**SOURCE DATA**:
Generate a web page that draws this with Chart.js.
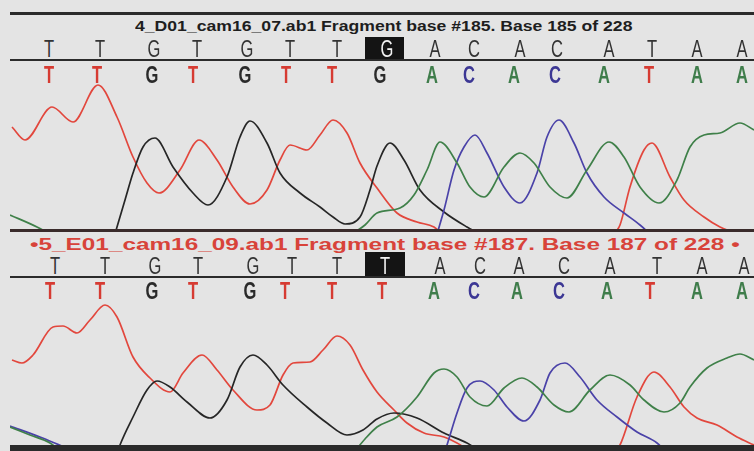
<!DOCTYPE html>
<html>
<head>
<meta charset="utf-8">
<script src="https://cdn.jsdelivr.net/npm/chart.js@4.4.1/dist/chart.umd.min.js"></script>
<style>
  body { margin: 0; background: #e4e4e4; }
  #wrap { position: relative; width: 754px; height: 451px; overflow: hidden; background: #e4e4e4;
          font-family: "Liberation Sans", Arial, sans-serif; }
  canvas { position: absolute; left: 10px; }
  .rule { position: absolute; left: 10px; width: 744px; background: #2b2b2b; z-index: 3; }
  .title { position: absolute; white-space: nowrap; font-weight: bold; line-height: 1; transform-origin: 0 0; }
  .base { position: absolute; width: 30px; margin-left: -15px; text-align: center; line-height: 1; font-size: 23px; z-index: 4; }
  .call { color: #333; transform: scaleX(0.72); }
  .peak { font-weight: bold; transform: scaleX(0.72); }
  .sel { position: absolute; background: #141414; z-index: 2; }
</style>
</head>
<body>
<div id="wrap">
  <div class="rule" style="top:12px;height:3px"></div>
  <div class="rule" style="top:59px;height:2px"></div>
  <div class="rule" style="top:229px;height:3px;background:#3a2b2b"></div>
  <div class="rule" style="top:276px;height:2px"></div>
  <div class="rule" style="top:445px;height:6px"></div>
  <div class="sel" style="left:365px;top:37px;width:39px;height:22px"></div>
  <div class="sel" style="left:365px;top:252px;width:40px;height:24px"></div>
  <canvas id="traceTop" width="744" height="168" style="top:62px"></canvas>
  <canvas id="traceBottom" width="744" height="168" style="top:279px"></canvas>
</div>
<script>
// ---------- sample names ----------
const titleTop = "4_D01_cam16_07.ab1 Fragment base #185. Base 185 of 228";
const titleBottom = "\u20225_E01_cam16_09.ab1 Fragment base #187. Base 187 of 228 \u2022";

// ---------- base calls (scan position of each call) ----------
const basesTop = ["T","T","G","T","G","T","T","G","A","C","A","C","A","T","A","A"];
const callPosTop = [49,100,154,197,247,290,337,387,435,474,520,557,609,652,697,742];
const peakPosTop = [49,97,152,193,245,286,332,380,432,469,514,555,604,649,697,742];

const basesBottom = ["T","T","G","T","G","T","T","T","A","C","A","C","A","T","A","A"];
const callPosBottom = [55,105,155,198,253,292,337,385,440,480,519,564,610,657,702,744];
const peakPosBottom = [50,100,152,193,250,285,332,382,434,474,517,559,607,650,697,742];

const selectedBase = 7;

// ---------- traces: [scan, signal], null = below baseline ----------
const tTop = [[12,103],[25,90],[52,123],[73,108],[98,145],[117,113],[133,73],[147,47],[159,37],[180,60],[199,90],
  [217,70],[233,43],[250,26],[267,40],[280,70],[290,85],[307,80],[320,95],[333,110],[347,97],[360,67],[377,42],
  [397,17],[417,8],[434,3],[442,-4],[500,null],[614,-4],[620,5],[630,43],[644,80],[652,87],[670,53],[684,30],
  [704,13],[720,3],[735,-3]];
const gTop = [[115,-4],[117,3],[125,30],[133,57],[143,83],[155,92],[173,63],[193,37],[208,25],[227,53],[240,93],
  [250,109],[267,87],[280,57],[300,37],[320,23],[333,13],[345,6],[360,13],[370,40],[377,64],[390,87],[404,70],
  [420,40],[444,18],[467,3],[480,-4]];
const aTop = [[10,15],[37,3],[50,-4],[200,null],[352,-4],[365,5],[377,17],[400,22],[414,35],[427,60],[440,88],
  [457,67],[470,43],[484,33],[504,63],[520,77],[534,67],[550,43],[567,32],[587,60],[609,88],[624,73],[640,43],
  [659,27],[677,50],[690,83],[704,95],[720,97],[740,107],[754,100]];
const cTop = [[437,-4],[444,20],[454,60],[464,83],[475,95],[487,77],[504,43],[520,27],[537,57],[547,93],[559,110],
  [574,87],[587,57],[604,33],[624,17],[640,5],[650,-4]];

const tBottom = [[12,87],[22,84],[33,92],[53,120],[63,121],[77,114],[90,127],[105,142],[117,130],[133,90],[150,69],
  [170,55],[183,74],[202,92],[217,77],[233,57],[257,37],[270,42],[283,72],[293,84],[310,85],[323,97],[337,111],
  [350,102],[363,77],[377,55],[394,37],[407,24],[424,14],[444,10],[457,4],[470,-4],[540,null],[615,-4],[620,2],
  [637,50],[654,75],[670,60],[684,40],[697,29],[717,22],[737,10],[754,2]];
const gBottom = [[118,-4],[120,2],[133,30],[147,57],[157,66],[170,60],[187,45],[210,29],[227,47],[240,80],[253,92],
  [267,82],[283,62],[307,40],[327,24],[347,12],[363,17],[377,28],[394,34],[417,29],[444,14],[467,4],[480,-4]];
const aBottom = [[10,20],[30,12],[50,4],[60,-4],[200,null],[355,-4],[365,8],[377,20],[397,30],[417,50],[434,74],
  [444,78],[457,70],[470,50],[487,41],[504,59],[522,69],[537,60],[554,42],[569,35],[590,57],[610,72],[630,62],
  [644,47],[664,35],[680,44],[690,60],[707,79],[727,89],[740,93],[754,87]];
const cBottom = [[10,21],[40,10],[67,-1],[75,-4],[300,null],[445,-4],[447,2],[457,34],[467,59],[480,66],[494,57],
  [507,40],[524,26],[540,47],[550,74],[565,84],[580,70],[597,47],[617,30],[637,15],[657,4],[665,-4]];

// ---------- colours ----------
const traceColors = { T: "#e2473d", G: "#262626", A: "#3f8049", C: "#4a42a8" };
const letterColors = { T: "#d63b32", G: "#2a2a2a", A: "#3f7d4b", C: "#3c3794" };

const wrap = document.getElementById("wrap");

function toPoints(arr) {
  return arr.map(p => ({ x: p[0], y: p[1] }));
}

function makeTrace(id, series) {
  const ds = Object.keys(series).map(b => ({
    data: toPoints(series[b]),
    borderColor: traceColors[b],
    borderWidth: 1.7,
    pointRadius: 0,
    cubicInterpolationMode: "monotone",
    spanGaps: false
  }));
  return new Chart(document.getElementById(id), {
    type: "line",
    data: { datasets: ds },
    options: {
      responsive: false,
      animation: false,
      layout: { padding: 0 },
      plugins: { legend: { display: false }, tooltip: { enabled: false } },
      scales: {
        x: { type: "linear", min: 10, max: 754, display: false },
        y: { min: 0, max: 168, display: false }
      }
    }
  });
}

const chartTop = makeTrace("traceTop", { A: aTop, C: cTop, G: gTop, T: tTop });
const chartBottom = makeTrace("traceBottom", { A: aBottom, C: cBottom, G: gBottom, T: tBottom });

function addTitle(text, top, size, color, left, right) {
  const el = document.createElement("div");
  el.className = "title";
  el.textContent = text;
  el.style.fontSize = size + "px";
  el.style.color = color;
  el.style.top = top + "px";
  el.style.left = left + "px";
  wrap.appendChild(el);
  const k = (right - left) / el.offsetWidth;
  el.style.transform = "scaleX(" + k + ")";
}

function addBases(chart, bases, callPos, peakPos, callTop, peakTop) {
  const xs = chart.scales.x;
  const off = chart.canvas.offsetLeft;
  bases.forEach((b, i) => {
    const call = document.createElement("div");
    call.className = "base call";
    call.textContent = b;
    call.style.left = (xs.getPixelForValue(callPos[i]) + off) + "px";
    call.style.top = callTop + "px";
    if (i === selectedBase) call.style.color = "#f2f2f2";
    wrap.appendChild(call);

    const pk = document.createElement("div");
    pk.className = "base peak";
    pk.textContent = b;
    pk.style.color = letterColors[b];
    pk.style.left = (xs.getPixelForValue(peakPos[i]) + off) + "px";
    pk.style.top = peakTop + "px";
    wrap.appendChild(pk);
  });
}

addTitle(titleTop, 19, 14, "#1e1e1e", 135, 632);
addTitle(titleBottom, 236, 17, "#d8433a", 30, 740);
addBases(chartTop, basesTop, callPosTop, peakPosTop, 38, 64);
addBases(chartBottom, basesBottom, callPosBottom, peakPosBottom, 255, 280);
</script>
</body>
</html>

**THE REQUEST**: Repeat the listing above from its first line through the line that contains "Fragment base #187.", both included, and nothing more. Drop the pictures.

**WRITTEN RESPONSE**:
Generate a web page that draws this with Chart.js.
<!DOCTYPE html>
<html>
<head>
<meta charset="utf-8">
<script src="https://cdn.jsdelivr.net/npm/chart.js@4.4.1/dist/chart.umd.min.js"></script>
<style>
  body { margin: 0; background: #e4e4e4; }
  #wrap { position: relative; width: 754px; height: 451px; overflow: hidden; background: #e4e4e4;
          font-family: "Liberation Sans", Arial, sans-serif; }
  canvas { position: absolute; left: 10px; }
  .rule { position: absolute; left: 10px; width: 744px; background: #2b2b2b; z-index: 3; }
  .title { position: absolute; white-space: nowrap; font-weight: bold; line-height: 1; transform-origin: 0 0; }
  .base { position: absolute; width: 30px; margin-left: -15px; text-align: center; line-height: 1; font-size: 23px; z-index: 4; }
  .call { color: #333; transform: scaleX(0.72); }
  .peak { font-weight: bold; transform: scaleX(0.72); }
  .sel { position: absolute; background: #141414; z-index: 2; }
</style>
</head>
<body>
<div id="wrap">
  <div class="rule" style="top:12px;height:3px"></div>
  <div class="rule" style="top:59px;height:2px"></div>
  <div class="rule" style="top:229px;height:3px;background:#3a2b2b"></div>
  <div class="rule" style="top:276px;height:2px"></div>
  <div class="rule" style="top:445px;height:6px"></div>
  <div class="sel" style="left:365px;top:37px;width:39px;height:22px"></div>
  <div class="sel" style="left:365px;top:252px;width:40px;height:24px"></div>
  <canvas id="traceTop" width="744" height="168" style="top:62px"></canvas>
  <canvas id="traceBottom" width="744" height="168" style="top:279px"></canvas>
</div>
<script>
// ---------- sample names ----------
const titleTop = "4_D01_cam16_07.ab1 Fragment base #185. Base 185 of 228";
const titleBottom = "\u20225_E01_cam16_09.ab1 Fragment base #187. Base 187 of 228 \u2022";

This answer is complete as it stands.